It’s Chinese Lunar New Year. The festival began with last Saturday’s new moon. And since it was a Saturday, we gathered the whole family and went to our friend Joy Sumonthee’s Asian Fusion restaurant in West Palm Beach. Mom loves it there, and to attain that honor is no easy feat for any restaurant. She loves it so much, that she and my sister have been known to go to Joy Noodles with trays of homemade manicotti or homemade pizza for Joy and her staff. They eat Italian in the kitchen, while we eat Thai or Burmese or Balinese in the dining room. When we go for Lunar New Year, Joy makes Mom something special. “Don’t order, Millie,” she tells her. “I’ve made something just for you.” Last year it was a new year dessert steamed in a banana leaf. This year it was a cold salad dish that is traditional for the new year in Thailand. There were chopped greens and there were long rice noodles: “Long noodles for long life,” Joy told Mom.
When Seth and I were there, just the two of us, earlier in January, Joy sat next to us and reminded us that Lunar New Year was coming. “It’s Year of the Mouse,” she said. I was puzzled. “I never heard of Year of the Mouse,” I told her. Joy raised her eyebrows and tilted her head and conceded that I was right. “Really it’s Year of the Rat. But rat and restaurant? Not good.”
I wasn’t so sure about this bit of political correctness brought to Chinese Lunar New Year, for the rat has always had its place of honor at the head of the Chinese zodiac, a smart cookie, a bit of a trickster. When the Jade Emperor announced the order of the zodiac animals would be determined by when they each arrived at his palace, Rat, who was one of the smaller animals, decided to ask Ox for a ride. Ox obliged, and Ox takes mighty steps, so was far ahead of the other animals. He was pretty certain he’d be first in the zodiac, and why wouldn’t he? But then Rat jumped off Ox and entered the palace first and this is why the Rat is the first of the twelve animals of the Chinese zodiac, ahead of the ox, the tiger, the rabbit, the dragon, the snake, the horse, the goat, the monkey, the rooster, the dog, and the pig.
Preparations for the new year ahead of its start always include a very thorough cleaning of everything in the home: it’s a washing away of all bad things from the last year. There is feasting with family and there are dumplings!

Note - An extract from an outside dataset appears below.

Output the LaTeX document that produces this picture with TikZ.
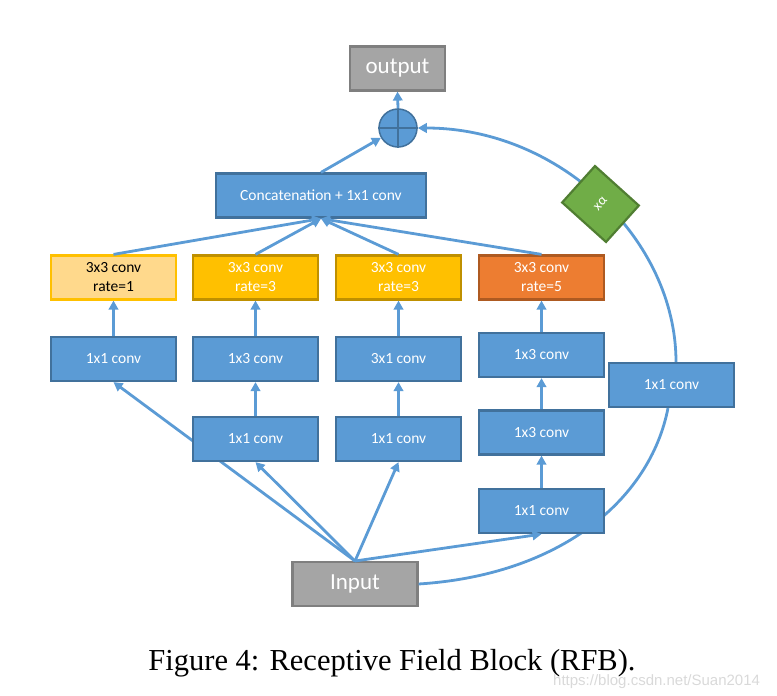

Joy brought us two different kinds of dumplings on Saturday. Eating them, we hope for wealth and prosperity.
Fifteen days after the new year festival begins, the full moon returns. With it comes the Lantern Festival, marking the end of Lunar New Year. This year, it comes on February 8. This is usually when we see the dragon parades, and the dumplings will be replaced by balls of sticky rice, full and round like the full moon.
At Joy Noodles each year, ever since she opened her restaurant, Joy prints Lunar New Year cards to give to her customers and new t-shirts for the staff to wear for the year. The design on both always features the Chinese zodiac animal of the year. This year, Joy opted to skip the rat, swapping out the rat for a caricature of a woman holding a bowl of steaming noodles. Inside her card, she wrote us the following inscription:
Dear Millie, Marietta, John and Seth
Gong Xi Fa Cai!
Happy Year of the Rat 2020
So Joy did embrace Rat after all… but on her terms. We can’t hold that against her; she’s got a business to run, after all. Happy Year of the Rat to you, too. Gong Xi Fa Cai.